On all four occasions, however, Kotoko choked, and Duncan was utterly clueless as he watched his charges capitulate time and again. A 3-0 thumping in the Independence Day Cup final saw Kotoko offer Accra Great Olympics a rare memory of pleasantness before their [Olympics'] swift return to the bowels of Ghanaian club football. Four months later, Oly's city cousins Hearts dealt Kotoko another final heartbreak courtesy of a narrow shootout victory to claim the President's Cup.
Next came the failure to defend the FA Cup annexed last year, with a 2-1 loss to Medeama SC in Sekondi on the eve of their 80th birthday. The last attempt at a respite was delivered in the form of the Otumfuor Cup, a trophy that had the endorsement of the club's Life Patron, the Asantehene, plastered all over it. It indeed was a gift for Kotoko, an opportunity to save face and avoid a barren season while also affirming superiority of sorts in their domestic rivalry with freshly-crowned Ghana league champions ashgold. Sadly, in front of their own, Kotoko came up short once more, whacked 3-1 by the triumphant Miners.
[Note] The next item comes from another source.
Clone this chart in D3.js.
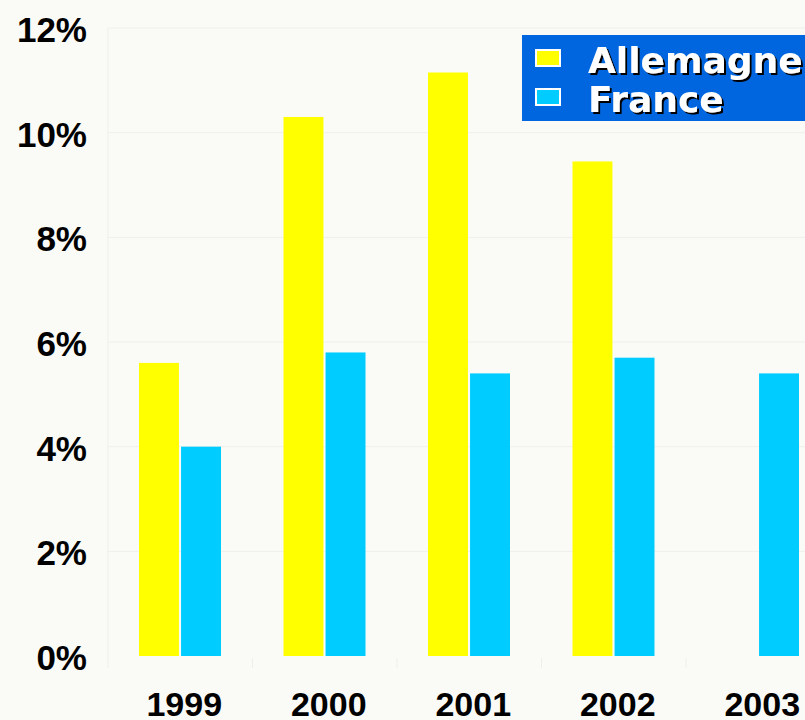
<!DOCTYPE html>
<html>
<head>
<meta charset="utf-8">
<script src="https://cdn.jsdelivr.net/npm/d3@7"></script>
<style>
  body { margin: 0; background: #fafaf7; overflow: hidden; }
  svg { display: block; }
</style>
</head>
<body>
<svg id="chart" width="805" height="720"></svg>
<script>
// values (percent)
const years = ["1999", "2000", "2001", "2002", "2003"];
const allemagne = [5.6, 10.3, 11.15, 9.45, null];
const france = [4.0, 5.8, 5.4, 5.7, 5.4];
const seriesNames = ["Allemagne", "France"];
const seriesColors = ["#ffff00", "#00ccff"];
const yTicks = [0, 2, 4, 6, 8, 10, 12];

const svg = d3.select("#chart");
const margin = { top: 28, left: 108, bottom: 64 };
const height = 720 - margin.top - margin.bottom;

// hard black shadow for the legend text
svg.append("defs").append("filter")
  .attr("id", "shadow")
  .attr("x", "-5%").attr("y", "-20%").attr("width", "115%").attr("height", "150%")
  .append("feDropShadow")
  .attr("dx", 2).attr("dy", 2).attr("stdDeviation", 0)
  .attr("flood-color", "#000").attr("flood-opacity", 1);

const x = d3.scaleBand()
  .domain(years)
  .range([margin.left, margin.left + 5 * 144.5]);

// two bars of ~40px with a thin gap, centred in each year
const xSub = d3.scaleBand()
  .domain(seriesNames)
  .range([31, 113])
  .paddingInner(0.05);

const y = d3.scaleLinear()
  .domain([0, 12])
  .range([margin.top + height, margin.top]);

// faint grid
svg.append("g")
  .selectAll("line")
  .data(yTicks.filter(d => d > 0))
  .join("line")
  .attr("x1", margin.left).attr("x2", 805)
  .attr("y1", d => y(d)).attr("y2", d => y(d))
  .attr("stroke", "#f0f0ea").attr("stroke-width", 1);

svg.append("line")
  .attr("x1", margin.left).attr("x2", margin.left)
  .attr("y1", y(12)).attr("y2", y(0) + 12)
  .attr("stroke", "#efefe8");

svg.append("g")
  .selectAll("line")
  .data(years)
  .join("line")
  .attr("x1", d => x(d) + x.bandwidth()).attr("x2", d => x(d) + x.bandwidth())
  .attr("y1", y(0) + 2).attr("y2", y(0) + 12)
  .attr("stroke", "#efefe8");

// bars
const rows = years.map((yr, i) => ({ year: yr, vals: [allemagne[i], france[i]] }));

const groups = svg.append("g")
  .selectAll("g")
  .data(rows)
  .join("g")
  .attr("transform", d => "translate(" + x(d.year) + ",0)");

groups.selectAll("rect")
  .data(d => d.vals.map((v, j) => ({ name: seriesNames[j], v: v, j: j })).filter(d => d.v != null))
  .join("rect")
  .attr("x", d => xSub(d.name))
  .attr("width", xSub.bandwidth())
  .attr("y", d => y(d.v))
  .attr("height", d => y(0) - y(d.v))
  .attr("fill", d => seriesColors[d.j]);

// y labels
svg.append("g")
  .selectAll("text")
  .data(yTicks)
  .join("text")
  .attr("x", 87)
  .attr("y", d => y(d))
  .attr("dy", "0.4em")
  .attr("text-anchor", "end")
  .style("font-family", "'Liberation Sans', Arial, sans-serif")
  .style("font-weight", "bold")
  .style("font-size", "35px")
  .attr("fill", "#000")
  .text(d => d + "%");

// x labels
svg.append("g")
  .selectAll("text")
  .data(years)
  .join("text")
  .attr("x", d => x(d) + x.bandwidth() / 2 + 4)
  .attr("y", 716)
  .attr("text-anchor", "middle")
  .style("font-family", "'Liberation Sans', Arial, sans-serif")
  .style("font-weight", "bold")
  .style("font-size", "34px")
  .attr("fill", "#000")
  .text(d => d);

// legend
const legend = svg.append("g");
legend.append("rect")
  .attr("x", 522).attr("y", 35)
  .attr("width", 300).attr("height", 86)
  .attr("fill", "#0066e0");

seriesNames.forEach((name, i) => {
  const cy = 58 + i * 39;
  legend.append("rect")
    .attr("x", 536).attr("y", cy - 8)
    .attr("width", 24).attr("height", 16)
    .attr("fill", seriesColors[i])
    .attr("stroke", "#fff").attr("stroke-width", 2);
  legend.append("text")
    .attr("x", 588).attr("y", cy + 15)
    .attr("filter", "url(#shadow)")
    .style("font-family", "'DejaVu Sans', Verdana, sans-serif")
    .style("font-weight", "bold")
    .style("font-size", "36px")
    .attr("fill", "#fff")
    .text(name);
});
</script>
</body>
</html>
Hardly a feather in Duncan's cap, you'd agree. For a coach who asserts himself so much, it is very underwhelming that the former Ghana U17 boss has only ever won four trophies--the SWAG Cup (ashgold, 2006), the Macufe Cup (ashgold, 2006), the Phakisa Cup (Free State Stars, 2008) and the President's Cup (Hearts, 2013), all challenged by no more than a quartet of clubs--in a 13-year managerial career. Needless to say, half or more of those trophies won't even make their way onto any top coach's CV.
Worse still, even those largely soulless rewards--a category into which all [the aforementioned trophies Kotoko had realistically been in contention for in 2015] but the FA Cup belong to--seem to slip through Duncan's grasps these days, illustrating just how far he is from winning those that actually matter.
So while Duncan--reportedly set to be ousted by a certain foreign coach--may yet survive the wind of change currently sweeping Kotoko (with some quarters speculating that club General Manager Opoku Nti has already been replaced) perhaps on evidence of how he salvaged Kotoko's league woes, his reputation as a choker on the big stage, a mere firefighter than the successful know-all we are occasionally tempted to believe he is, is still pretty much underlined in red ink now.
Duncan might think himself a Jose Mourinho but, at best, he only cuts a sorry Claudio Ranieri-esque figure.